Visita al Papa
El Papa reiteró ayer ante Zapatero las críticas que había adelantado al nuevo embajador de España ante la Santa Sede. Se trata de una actitud excepcional dentro de los usos diplomáticos, a los que la Iglesia ha concedido siempre gran relevancia. En lugar de limitar el primer contacto a un intercambio de impresiones, que no impediría que la Iglesia hiciese llegar sus preocupaciones a través de los canales diplomáticos en Roma o en Madrid, Juan Pablo II ha preferido expresar en persona y al más alto nivel las reticencias del Vaticano hacia algunas medidas anunciadas por el Gobierno español. Y con reiteración.
El mensaje implícito que está haciendo llegar a la sociedad española con estos gestos repetidos es el de que la jerarquía eclesiástica se dispone a trazar unas líneas rojas que sólo tendrían sentido en el contexto de una crisis de sus relaciones con el Estado. Y eso es, precisamente, lo que no desea la inmensa mayoría de los ciudadanos españoles, católicos o no. Tampoco parece ser la voluntad del Gobierno, cuya obligación es, en cualquier caso, conciliar múltiples demandas sociales, entre las que se cuentan las de numerosos colectivos con tanto derecho como la Iglesia católica a esperar que sus aspiraciones se reflejen en la normativa legal.
Hay una ambigüedad consustancial en unas relaciones que lo son a la vez con un Estado y con el jefe de una Iglesia. Cuestiones como la prolongación de los acuerdos provisionales de financiación, en la espera de que la Iglesia pueda autofinanciarse, entrarían de lleno en lo que sería lógico tratar entre el Vaticano y el Estado español. Mientras que no hay motivo para que el jefe de la Iglesia católica discuta con el presidente de un Gobierno laico sobre legislación en materia de costumbres.

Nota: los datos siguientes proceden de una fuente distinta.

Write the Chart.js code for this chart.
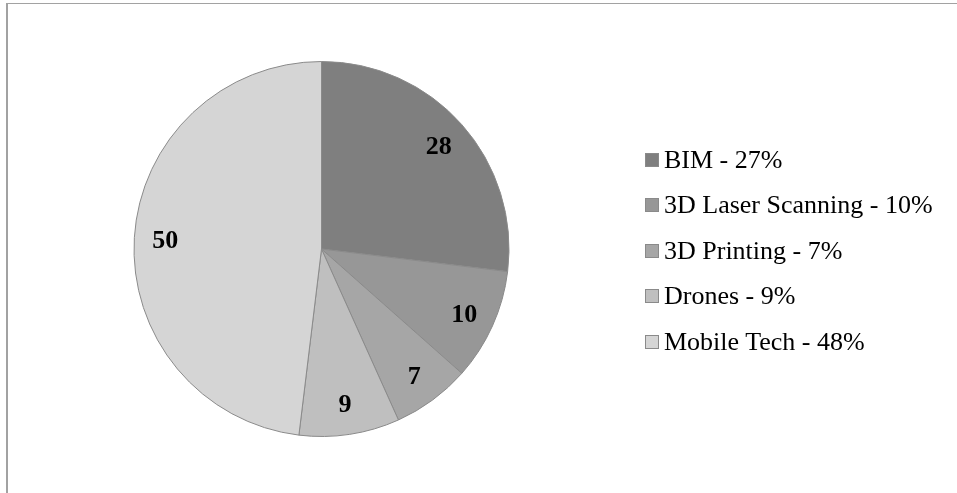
<!DOCTYPE html>
<html>
<head>
<meta charset="utf-8">
<script src="https://cdn.jsdelivr.net/npm/chart.js@4.4.1/dist/chart.umd.min.js"></script>
<style>
  html, body { margin: 0; padding: 0; background: #fff; }
  #wrap { position: relative; width: 957px; height: 493px; overflow: hidden; }
  #frame { position: absolute; left: 6px; top: 3px; right: -2px; bottom: -2px;
           border-top: 1px solid #a2a2a2; border-left: 2px solid #a2a2a2; }
  canvas { position: absolute; left: 0; top: 0; }
  #legend { position: absolute; left: 645px; top: 137px; font-family: "Liberation Serif", "Times New Roman", serif;
            font-size: 26px; color: #000; }
  .item { height: 45.5px; display: flex; align-items: center; white-space: nowrap; }
  .box { width: 12px; height: 12px; border: 1px solid #8a8a8a; margin-right: 5px; flex: none; }
</style>
</head>
<body>
<div id="wrap">
  <div id="frame"></div>
  <canvas id="c" width="957" height="493"></canvas>
  <div id="legend"></div>
</div>
<script>
// Technology adoption shares
const categories = ["BIM", "3D Laser Scanning", "3D Printing", "Drones", "Mobile Tech"];
const counts = [28, 10, 7, 9, 50];
const percents = [27, 10, 7, 9, 48];
const sliceColors = ["#7f7f7f", "#979797", "#a6a6a6", "#bfbfbf", "#d5d5d5"];

// Bold value labels placed inside each slice
const sliceLabels = {
  id: "sliceLabels",
  afterDatasetsDraw(chart) {
    const ctx = chart.ctx;
    const meta = chart.getDatasetMeta(0);
    ctx.save();
    ctx.font = "bold 26px 'Liberation Serif', 'Times New Roman', serif";
    ctx.fillStyle = "#000";
    ctx.textAlign = "center";
    ctx.textBaseline = "middle";
    meta.data.forEach((arc, i) => {
      const p = arc.getProps(["x", "y", "startAngle", "endAngle", "outerRadius"], true);
      const mid = (p.startAngle + p.endAngle) / 2;
      const r = p.outerRadius * 0.835;
      ctx.fillText(String(counts[i]), p.x + Math.cos(mid) * r, p.y + Math.sin(mid) * r + 2);
    });
    ctx.restore();
  }
};

new Chart(document.getElementById("c"), {
  type: "pie",
  data: {
    labels: categories,
    datasets: [{
      data: counts,
      backgroundColor: sliceColors,
      borderColor: "#8a8a8a",
      borderWidth: 1
    }]
  },
  options: {
    responsive: false,
    animation: false,
    layout: { padding: { left: 133, right: 447, top: 61, bottom: 56 } },
    plugins: { legend: { display: false }, tooltip: { enabled: false } }
  },
  plugins: [sliceLabels]
});

// Legend beside the pie
const legend = document.getElementById("legend");
categories.forEach((name, i) => {
  const row = document.createElement("div");
  row.className = "item";
  const box = document.createElement("span");
  box.className = "box";
  box.style.background = sliceColors[i];
  const text = document.createElement("span");
  text.textContent = name + " - " + percents[i] + "%";
  row.appendChild(box);
  row.appendChild(text);
  legend.appendChild(row);
});
</script>
</body>
</html>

La Conferencia Episcopal Española consiguió hacer avanzar sus posiciones en la negociación con el Gobierno anterior, desentendiéndose de fórmulas de consenso que se atuvieran a las múltiples sensibilidades que existen en el país. Tal vez el carácter inesperado de la alternancia política evitó que llegase a consolidarse con carácter irreversible una relación que en algunos aspectos era impropia de un Estado no confesional, como la enseñanza de la religión. Pero nadie desea un conflicto, ni cuestiona el derecho de la Iglesia a defender sus puntos de vista. Debe hacerse, simplemente, sin confundir los planos: las reprimendas doctrinales no son, a comienzos del siglo XXI, propias de las relaciones diplomáticas, por grandes y profundos que sean los vínculos históricos existentes entre las partes.